Washington: Leading American weapon manufacturer Lockheed Martin “is working to fly a laser on tactical fighters within the next five years,” company laser expert Mark Stephen told reporters. “We’re spending a lot of time to get the beam director right.”
That beam director, which keeps the laser beam on target, is a crucial but easily overlooked component of future laser weapons.

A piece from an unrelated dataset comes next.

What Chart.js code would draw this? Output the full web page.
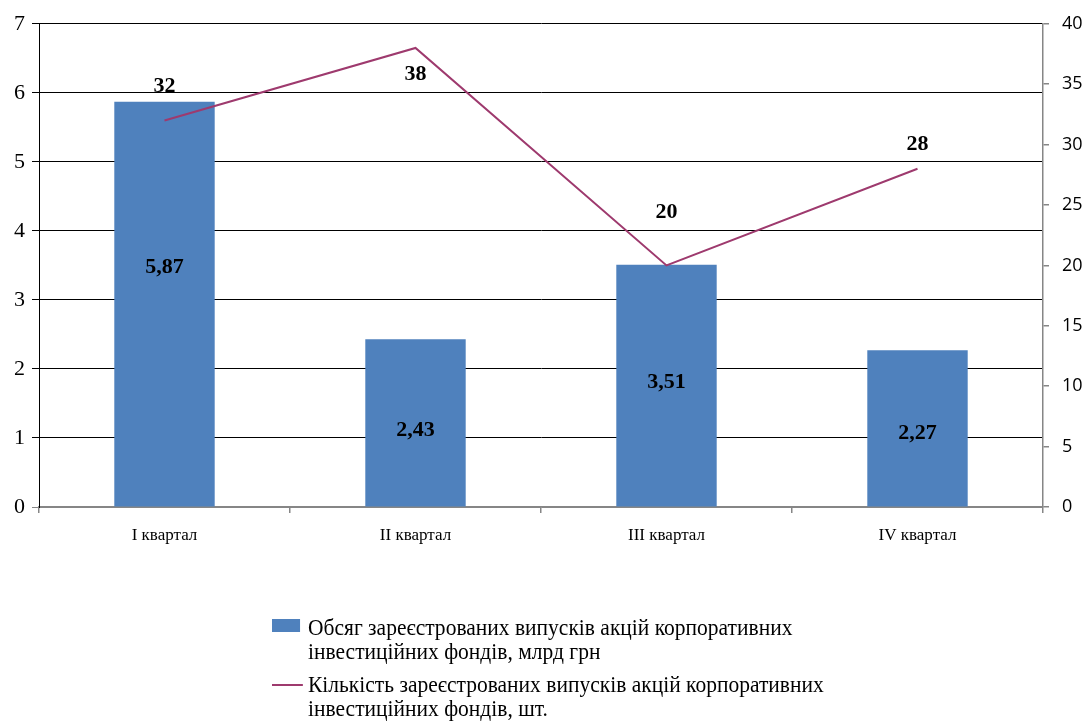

The Air Force Research Lab’s SHiELD program aims to put defensive laser pod on fighters to defend them against incoming anti-aircraft missiles. An offensive laser to shoot down enemy aircraft would have to hit harder and at longer distances, so it’s a more distant goal: Such weapons are envisioned for a future “sixth generation” fighter — like the NGAD prototype now in flight test — to follow the fifth-gen F-35, while the SHiELD pod will go on non-stealthy fourth gen aircraft like the F-16.
But the company’s new beam-director design is actually getting its first workout on an Army system, the truck-mounted IFPC Energy Laser, which will defend against artillery rockets, drones, and potentially, subsonic cruise missiles.
The first unit of IFPC-HEL prototypes, already under construction, will be operational in 2024. That’s a year ahead of Lockheed’s timeline to put a laser on a fighter. And the fighter-pod project isn’t trying to field an operational prototype, either; It’s just trying to demonstrate the technology can actually work, with a formal requirements document and acquisition program of record to follow in the mid-2020s, when the Army plans to already have IFPC-HEL in mass production.